Sebenarnya, Indonesia sendiri membutuhkan pertumbuhan ekonomi yang tinggi. Untuk mencapai Indonesia lima besar dunia, Indonesia membutuhkan pertumbuhan ekonomi 7-8 persen setiap tahunnya secara konsisten sampai 2045. Beberapa ahli menyebutkan dengan model dan struktur ekonomi Indonesia saat ini bila mengejar pertumbuhan ekonomi 8 persen, maka laju kerusakan yang ditimbulkan dua kali lipat yaitu 16 persen setiap tahunnya.
Perubahan iklim semakin terasa dampaknya bagi kehidupan manusia, kebakaran hebat di California, Turki, Australia dan negara lain pada tahun 2021 ini seharusnya menjadi refeksi pentingnya negara G20 untuk berkerjasama lebih serius lagi bagi mencari solusi perubahan iklim global.
Bila satu negara tidak bersepakat mengurangi karbonnya maka perubahan iklim yang lebih buruk tidak dapat dihindari juga. Kerjasama terkait perubahan iklim tidak bisa dilakukan parsial dan tidak kolektif harus kompak dan komitmen harus disampaikan dalam satu voice yang sama. Ini tantangannya.
Indonesia perlu jujur kepada dunia bahwa model ekonomi Indonesia masih menerapkan konsep struktur ekonomi kolonialis yang eksploitatif dimana ekonomi tergantung pada sektor komoditas dan primer. Kelapa Sawit dan Batubara adalah sumber pendapatan negara yang diandalkan namun dengan ikutnya komitmen Indonesia pada COP26, Indonesia harus mau berinvestasi besar pada penerapan teknologi dan serius menata SDMnya. Konsep Indonesia menjadi ekonomi nomor 4 dunia harus disertai model ekonomi gaya baru yang serius berinvestasi pada teknologi ramah lingkungan dan menerapkan inovasi sebagai sumber pertumbuhan ekonominya bukan lagi kepada sektor primer yang sangat eksploitatif.
Indonesia seharusnya menjadi katalis yang konstruktif dalam memecahkan ketegangan dunia saat ini.
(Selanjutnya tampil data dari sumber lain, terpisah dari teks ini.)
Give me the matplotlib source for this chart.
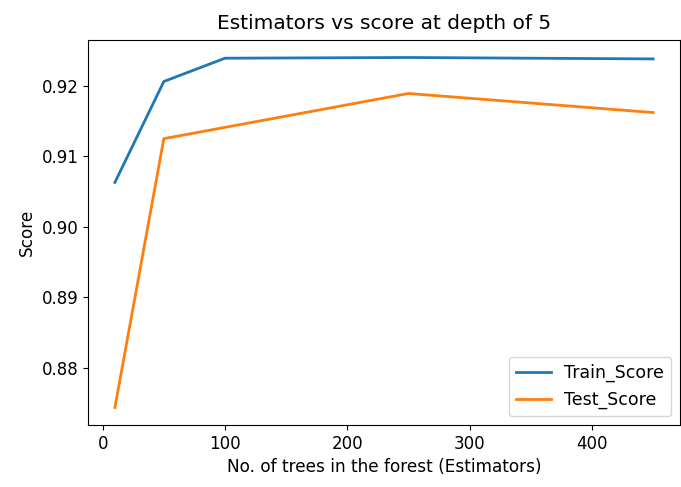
import matplotlib
matplotlib.use("Agg")
import matplotlib.pyplot as plt

# Number of trees in the random forest and the resulting accuracy scores
n_estimators = [10, 50, 100, 250, 450]
train_score = [0.9063, 0.9206, 0.9239, 0.9240, 0.9238]
test_score = [0.8744, 0.9125, 0.9141, 0.9189, 0.9162]

fig = plt.figure(figsize=(6.81, 4.87), dpi=100)
ax = fig.add_axes([88 / 681, 1 - 425 / 487, (680 - 88) / 681, (425 - 40) / 487])

ax.plot(n_estimators, train_score, label="Train_Score", linewidth=2.0)
ax.plot(n_estimators, test_score, label="Test_Score", linewidth=2.0)

ax.set_title("Estimators vs score at depth of 5", fontsize=14.5, pad=8)
ax.set_xlabel("No. of trees in the forest (Estimators)", fontsize=12.2)
ax.set_ylabel("Score", fontsize=12.2)
ax.tick_params(labelsize=12)
ax.legend(loc="lower right", fontsize=12.5)

fig.savefig("out.png", dpi=100)
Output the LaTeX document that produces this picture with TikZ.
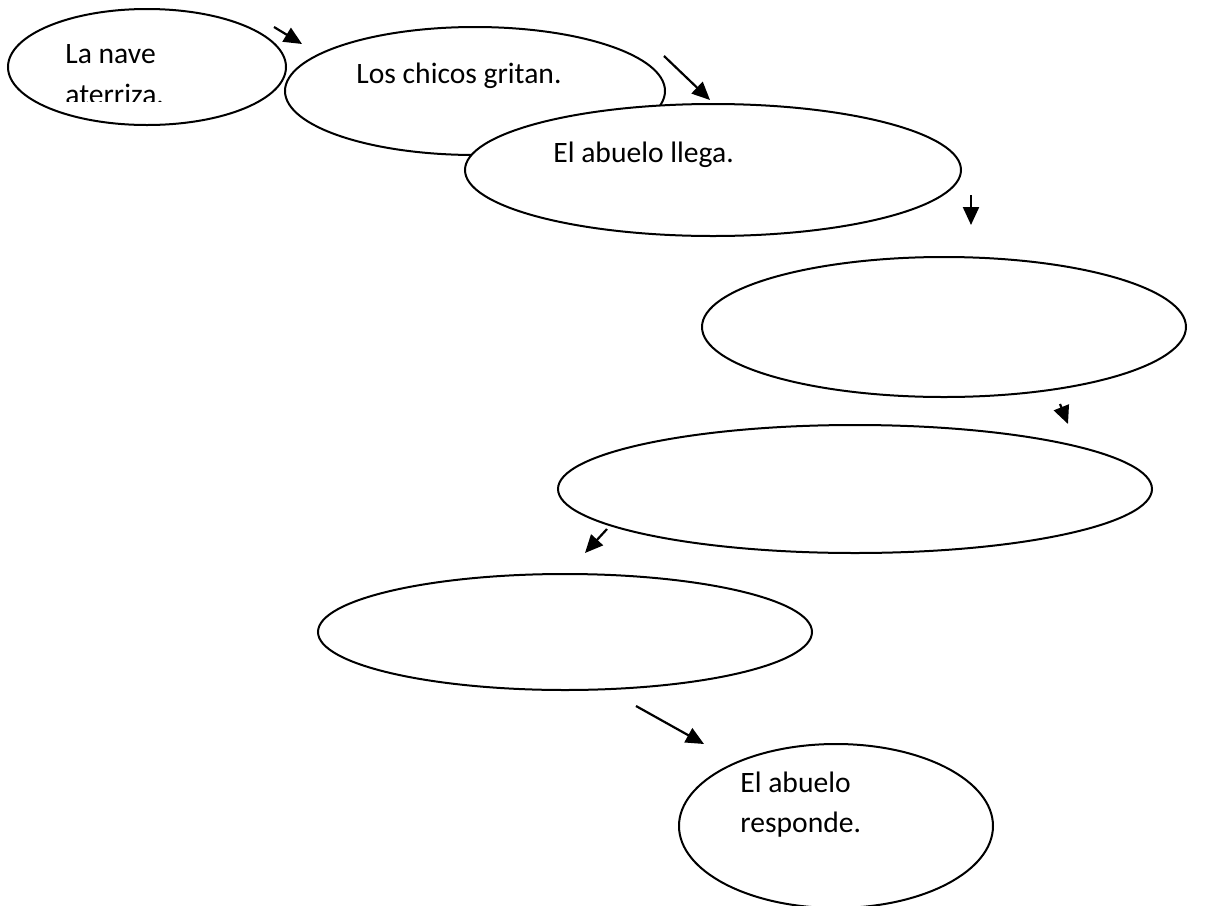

Polarisasi AS-China seharusnya tidak merusak tatanan ekonomi dunia. Bila ada kompetisi diantara kekuatan ekonomi AS dan China seharusnya tidak memiliki efek destruktif bagi tatanan ekonomi negara lain.
Indonesia seharusnya menjadi pelopor dalam membuat aturan main kompetisi ekonomi AS dan China yang lebih sehat sehingga negara-negara lain yang mayoritas tidak terkena dampak ekor (tail effects) dari kompetisi tersebut. Indonesia seharusnya bisa membangkitkan semangat kebersamaan dan kerjasama multilateral yang selama ini semakin tergerus.
Dalam melaksanakan Presidensi KTT G20 tahun 2022. Indonesia juga perlu belajar dari event pertemuan IMF-World Bank 2018 lalu dimana Indonesia tuan rumahnya. Harus diakui, Indonesia sukses dalam melaksanakan KTT IMF-World Bank tersebut namun Indonesia belum optimal menawarkan solusi-solusi keuangan internasional yang ada. Indonesia harus naik kelas lagi dari sukses menjadi event organizer penyelenggara KTT menjadi sukses menjadi aktor aktif yang menguraikan dan menyelesaikan persoalan-persoalan dunia. Semoga dan Selamat Bekerja Indonesia!